The accountability of government employees has also played important role in normalising the situation in Kashmir. There was no accountability during the civilian governments. Work culture had suffered immensely and government servants would indulge in wrong practices and there was none to hold them accountable for their actions.

Two mainstream political parties – the National Conference and People’s Democratic Party used the violence orchestrated by separatists as a tool against each other on many occasions. I have recorded it in detail in my books ‘K File – The Conspiracy Of Silence’ and ‘Kashmir Beyond Article 370’ as to how the NC and the PDP would fuel unrest against the party in power right across 1990-2018.

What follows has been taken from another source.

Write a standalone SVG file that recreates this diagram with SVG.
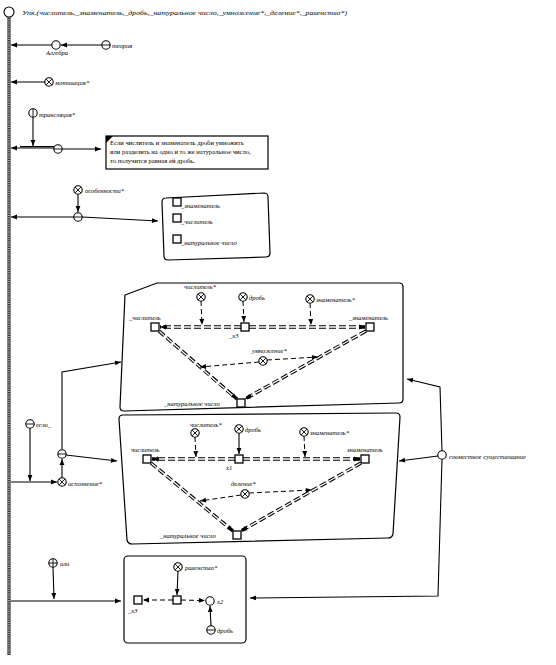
<svg xmlns="http://www.w3.org/2000/svg" xmlns:xlink="http://www.w3.org/1999/xlink" width="556" height="665" viewBox="0 0 556 665">
<style>
.t{font-family:"Liberation Serif",serif;font-style:italic;font-size:6.5px;fill:#000}
.tb{font-family:"Liberation Serif",serif;font-size:6.6px;fill:#000}
.ln{stroke:#000;stroke-width:1.1;fill:none}
.ds{stroke:#000;stroke-width:1;stroke-dasharray:5 3;fill:none}
.ddb{stroke:#000;stroke-width:3.4;stroke-dasharray:7 3;fill:none}
.ddw{stroke:#fff;stroke-width:1.3;stroke-dasharray:7 3;fill:none}
.sq{fill:#fff;stroke:#000;stroke-width:1.3}
.box{fill:#fff;stroke:#000;stroke-width:1.2}
.c{fill:#fff;stroke:#000;stroke-width:1.1}
.sym{stroke:#000;stroke-width:0.9;fill:none}
</style>
<defs>
<marker id="a" viewBox="0 0 10 10" refX="10" refY="5" markerWidth="7" markerHeight="6" orient="auto" markerUnits="userSpaceOnUse">
<path d="M0,1 L10,5 L0,9 Z" fill="#000"/>
</marker>
<g id="cO"><circle class="c" r="4.2"/></g>
<g id="cX"><circle class="c" r="4.2"/><path class="sym" d="M-2.9,-2.9 L2.9,2.9 M-2.9,2.9 L2.9,-2.9"/></g>
<g id="cH"><circle class="c" r="4.2"/><path class="sym" d="M-4.2,0 L4.2,0"/></g>
<g id="cV"><circle class="c" r="4.2"/><path class="sym" d="M0,-4.2 L0,4.2"/></g>
<g id="cP"><circle class="c" r="4.2"/><path class="sym" d="M-4.2,0 L4.2,0 M0,-4.2 L0,4.2"/></g>
<rect id="s" x="-4" y="-4" width="8" height="8" class="sq"/>
</defs>
<rect width="556" height="665" fill="#fff"/>

<g id="axis">
<line x1="9" y1="17" x2="9" y2="655" stroke="#333" stroke-width="3.2"/>
<line x1="9" y1="17" x2="9" y2="655" stroke="#fff" stroke-width="1.2" stroke-dasharray="1 1.2"/>
<circle cx="9" cy="12" r="5" class="c" stroke-width="1.4"/>
<text class="t" x="22" y="15" font-size="7" textLength="325" lengthAdjust="spacingAndGlyphs">Упк.(числитель,_знаменатель,_дробь,_натуральное число,_умножение*,_деление*,_равенство*)</text>
</g>

<g id="n-rule">
<rect class="box" x="106" y="136" width="162" height="33"/>
<path d="M106,136 L113,136 L106,143 Z" fill="#000"/>
<text class="tb" x="110" y="145">Если числитель и знаменатель дроби умножить</text>
<text class="tb" x="110" y="154">или разделить на одно и то же натуральное число,</text>
<text class="tb" x="110" y="163">то получится равная ей дробь.</text>
</g>
<g id="n-list">
<path class="box" d="M166,198 Q162,198 162,202 L164,256 Q164,260 168,260 L266,257 Q270,257 270,253 L268,197 Q268,193 264,193 Z"/>
<use xlink:href="#s" x="177" y="202"/><text class="t" x="181" y="208">_знаменатель</text>
<use xlink:href="#s" x="177" y="218"/><text class="t" x="181" y="224">_числитель</text>
<use xlink:href="#s" x="177" y="239"/><text class="t" x="181" y="245">_натуральное число</text>
</g>
<g id="n-box1">
<path class="box" d="M125,295 L157,283 L399,283 Q403,283 403,287 L403,399 Q403,403 399,403 L124,411 Q120,411 120,407 Z"/>
</g>
<g id="n-box2">
<path class="box" d="M123,415 L396,413 Q400,413 400,417 L393,534 Q392,538 388,538 L132,544 Q128,544 127,540 L119,419 Q119,415 123,415 Z"/>
</g>
<g id="n-box3"><rect class="box" x="124" y="556" width="122" height="87" rx="4"/></g>

<g id="connectors">
<path class="ln" d="M52,45 L11,45" marker-end="url(#a)"/>
<path class="ln" d="M102,45 L61,45" marker-end="url(#a)"/>
<path class="ln" d="M45,82 L11,82" marker-end="url(#a)"/>
<path class="ln" d="M33,117 L33,146" marker-end="url(#a)"/>
<path class="ln" d="M54,148 L11,148" marker-end="url(#a)"/>
<path class="ln" d="M54,146.6 L20,146.6"/>
<path class="ln" d="M62,149 L101,149" marker-end="url(#a)"/>
<path class="ln" d="M78,194 L78,212" marker-end="url(#a)"/>
<path class="ln" d="M74,217 L11,217" marker-end="url(#a)"/>
<path class="ln" d="M82,217 L158,221" marker-end="url(#a)"/>
<path class="ln" d="M11,482 L57,482" marker-end="url(#a)"/>
<path class="ln" d="M30,428 L30,481" marker-end="url(#a)"/>
<path class="ln" d="M62,478 L62,459" marker-end="url(#a)"/>
<path class="ln" d="M66,455 L117,461" marker-end="url(#a)"/>
<path class="ln" d="M62,449 L62,372 L121,362" marker-end="url(#a)"/>
<path class="ln" d="M442,451 L440,387 L407,379" marker-end="url(#a)"/>
<path class="ln" d="M438,456 L399,461" marker-end="url(#a)"/>
<path class="ln" d="M442,459 L438,596 L250,598" marker-end="url(#a)"/>
<path class="ln" d="M53,567 L54,599" marker-end="url(#a)"/>
<path class="ln" d="M11,601 L121,601" marker-end="url(#a)"/>

<path class="ddb" d="M241,327 L160,327" marker-end="url(#a)"/>
<path class="ddw" d="M241,327 L167,327"/>
<path class="ddb" d="M249,327 L365,327" marker-end="url(#a)"/>
<path class="ddw" d="M249,327 L358,327"/>
<path class="ddb" d="M159,331 L237,399" marker-end="url(#a)"/>
<path class="ddw" d="M159,331 L232,395"/>
<path class="ddb" d="M366,331 L245,399" marker-end="url(#a)"/>
<path class="ddw" d="M366,331 L251,395.5"/>
<path class="ds" d="M201,301 L202,325" marker-end="url(#a)"/>
<path class="ds" d="M243,301 L244,322" marker-end="url(#a)"/>
<path class="ds" d="M310,303 L311,325" marker-end="url(#a)"/>
<path class="ds" d="M259,362 L200,367" marker-end="url(#a)"/>
<path class="ds" d="M267,360 L318,357" marker-end="url(#a)"/>

<path class="ddb" d="M235,459 L152,459" marker-end="url(#a)"/>
<path class="ddw" d="M235,459 L159,459"/>
<path class="ddb" d="M243,459 L360,459" marker-end="url(#a)"/>
<path class="ddw" d="M243,459 L353,459"/>
<path class="ddb" d="M151,463 L233,531" marker-end="url(#a)"/>
<path class="ddw" d="M151,463 L228,527"/>
<path class="ddb" d="M361,463 L241,531" marker-end="url(#a)"/>
<path class="ddw" d="M361,463 L247,527.6"/>
<path class="ds" d="M195,437 L196,457" marker-end="url(#a)"/>
<path class="ln" d="M239,433 L239,454" marker-end="url(#a)"/>
<path class="ds" d="M304,436 L305,457" marker-end="url(#a)"/>
<path class="ds" d="M241,495 L200,501" marker-end="url(#a)"/>
<path class="ds" d="M249,493 L312,490" marker-end="url(#a)"/>

<path class="ds" d="M173,600 L143,600" marker-end="url(#a)"/>
<path class="ds" d="M181,600 L205,600.6" marker-end="url(#a)"/>
<path class="ln" d="M178,571 L177,595" marker-end="url(#a)"/>
<path class="ln" d="M211,626 L210,606" marker-end="url(#a)"/>
</g>

<g id="n-algebra"><use xlink:href="#cO" x="56" y="45"/><text class="t" x="46" y="55">Алгебра</text></g>
<g id="n-teoriya"><use xlink:href="#cH" x="106" y="45"/><text class="t" x="112" y="48">теория</text></g>
<g id="n-motivaciya"><use xlink:href="#cX" x="49" y="82"/><text class="t" x="55" y="85">мотивация*</text></g>
<g id="n-translyaciya"><use xlink:href="#cV" x="33" y="113"/><text class="t" x="39" y="117">трансляция*</text></g>
<g id="n-rule-junction"><use xlink:href="#cH" x="58" y="149"/></g>
<g id="n-osobennosti"><use xlink:href="#cX" x="78" y="190"/><text class="t" x="85" y="193">особенности*</text></g>
<g id="n-osob-junction"><use xlink:href="#cH" x="78" y="217"/></g>

<g id="n-b1-chisl-src"><use xlink:href="#cX" x="201" y="297"/><text class="t" x="200" y="289" text-anchor="middle">числитель*</text></g>
<g id="n-b1-drob"><use xlink:href="#cX" x="243" y="297"/><text class="t" x="249" y="300">дробь</text></g>
<g id="n-b1-znam-src"><use xlink:href="#cX" x="310" y="299"/><text class="t" x="316" y="302">знаменатель*</text></g>
<g id="n-b1-chisl"><use xlink:href="#s" x="155" y="327"/><text class="t" x="129" y="320">_числитель</text></g>
<g id="n-b1-x3"><use xlink:href="#s" x="245" y="327"/><text class="t" x="229" y="338">_x3</text></g>
<g id="n-b1-znam"><use xlink:href="#s" x="370" y="327"/><text class="t" x="349" y="320">_знаменатель</text></g>
<g id="n-b1-umn"><use xlink:href="#cX" x="263" y="361"/><text class="t" x="252" y="353">умножение*</text></g>
<g id="n-b1-nat"><use xlink:href="#s" x="241" y="403"/><text class="t" x="164" y="406">_натуральное число</text></g>

<g id="n-b2-chisl-src"><use xlink:href="#cX" x="195" y="433"/><text class="t" x="190" y="427">числитель*</text></g>
<g id="n-b2-drob"><use xlink:href="#cX" x="239" y="429"/><text class="t" x="245" y="432">дробь</text></g>
<g id="n-b2-znam-src"><use xlink:href="#cX" x="304" y="432"/><text class="t" x="310" y="435">знаменатель*</text></g>
<g id="n-b2-chisl"><use xlink:href="#s" x="147" y="459"/><text class="t" x="131" y="452">числитель</text></g>
<g id="n-b2-x1"><use xlink:href="#s" x="239" y="459"/><text class="t" x="226" y="470">x1</text></g>
<g id="n-b2-znam"><use xlink:href="#s" x="365" y="459"/><text class="t" x="347" y="452">знаменатель</text></g>
<g id="n-b2-del"><use xlink:href="#cX" x="245" y="494"/><text class="t" x="231" y="486">деление*</text></g>
<g id="n-b2-nat"><use xlink:href="#s" x="237" y="535"/><text class="t" x="160" y="538">_натуральное число</text></g>

<g id="n-esli"><use xlink:href="#cH" x="30" y="424"/><text class="t" x="36" y="427">если_</text></g>
<g id="n-ispolnenie"><use xlink:href="#cX" x="62" y="482"/><text class="t" x="68" y="486">исполнение*</text></g>
<g id="n-left-junction"><use xlink:href="#cH" x="62" y="454"/></g>
<g id="n-sovmestnoe"><use xlink:href="#cO" x="442" y="455"/><text class="t" x="449" y="459">совместное существование</text></g>

<g id="n-ili"><use xlink:href="#cP" x="53" y="563"/><text class="t" x="60" y="566">или</text></g>
<g id="n-b3-rav"><use xlink:href="#cX" x="178" y="567"/><text class="t" x="185" y="570">равенство*</text></g>
<g id="n-b3-x3"><use xlink:href="#s" x="138" y="600"/><text class="t" x="128" y="613">_x3</text></g>
<g id="n-b3-mid"><use xlink:href="#s" x="177" y="600"/></g>
<g id="n-b3-x2"><use xlink:href="#cO" x="210" y="601"/><text class="t" x="217" y="604">x2</text></g>
<g id="n-b3-drob"><use xlink:href="#cH" x="211" y="630"/><text class="t" x="217" y="633">дробь</text></g>
</svg>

Even circumstantial evidences would suggest that the leadership of both the parties were actually covertly indulging in killings of their adversaries within or outside their party folds. It was not specific with hawkish separatist leader Syed Ali Geelani alone that he would allegedly get his critics or competitors killed as in the case of late Abdul Gani Lone, the NC and PDP leaders allegedly facilitated the killing of many of their leaders who were seen as adversaries.

On October 8, 2005 the then Education Minister in Mufti Mohammad Sayeed led PDP-Congress coalition government, was killed by terrorists at his Tulsi Bagh residence in Srinagar. It was more like a Fidayeen attack. Later, Ghulam Nabi Lone’s son Shoaib Nabi Lone, who is currently associated with Sayed Altaf Bukhari’s Apni Party accused the PDP leadership, even in the Jammu and Kashmir Assembly, that his father was killed under a conspiracy. Lone, it merits a mention here, was not enjoying a healthy relationship with Mufti and his daughter Mehbooba at the time of his killing.

On the 21st of May of 2006, two terrorists attacked a rally of the Congress party at Sher-e-Kashmir Park in Srinagar which was scheduled to be addressed by the then Chief Minister Ghulam Nabi Azad. Five persons and two police officers were killed in the attack and 21 others critically injured including the then IGP Kashmir Range K Rajendra. Munir Khan was SSP Srinagar at that time. It was allegedly a plot to assassinate Azad. The terrorists had come from Bandipora in a vehicle of a local Congress leader Dulla Mir. It was a brazen security breach which was never investigated. Dulla Mir was a Professor Saifuddin Soz loyalist.

On May 15, 2000 the then Minister of State for Power Ghulam Hasan Bhat, along with his two guards, driver, radioman was killed in a powerful mine blast that blew up the car in South Kashmir’s Chabran area when the minister was on way to his ancestral home in Dooru. His killing was allegedly politically motivated. The guy involved in planting the mine was a worker of his immediate rival in the constituency.

Five years after the killing of Ghulam Hasan Bhat, the accused decamped with many weapons from the residence of a political leader and was later killed somewhere in the Anantnag district by security forces. There are many such incidents when fingers pointed towards political leaders.

The nexus between terrorists and some political leaders is an open secret now. These political leaders would aid and abet terrorists to further their agenda through covert means. This is not a ‘startling’ revelation! People knew about it but could not speak out of fear.

Then, another aspect was – using terrorism as a tool for electoral gains. This too has been debated and discussed in detail.

Post abrogation, the administration has successfully and to a great extent, got rid of nasty stuff that was considered ‘normal’ by the civilian governments. The results are there for all to see. People have started celebrating life. That is the biggest and the happiest take-away from the present situation.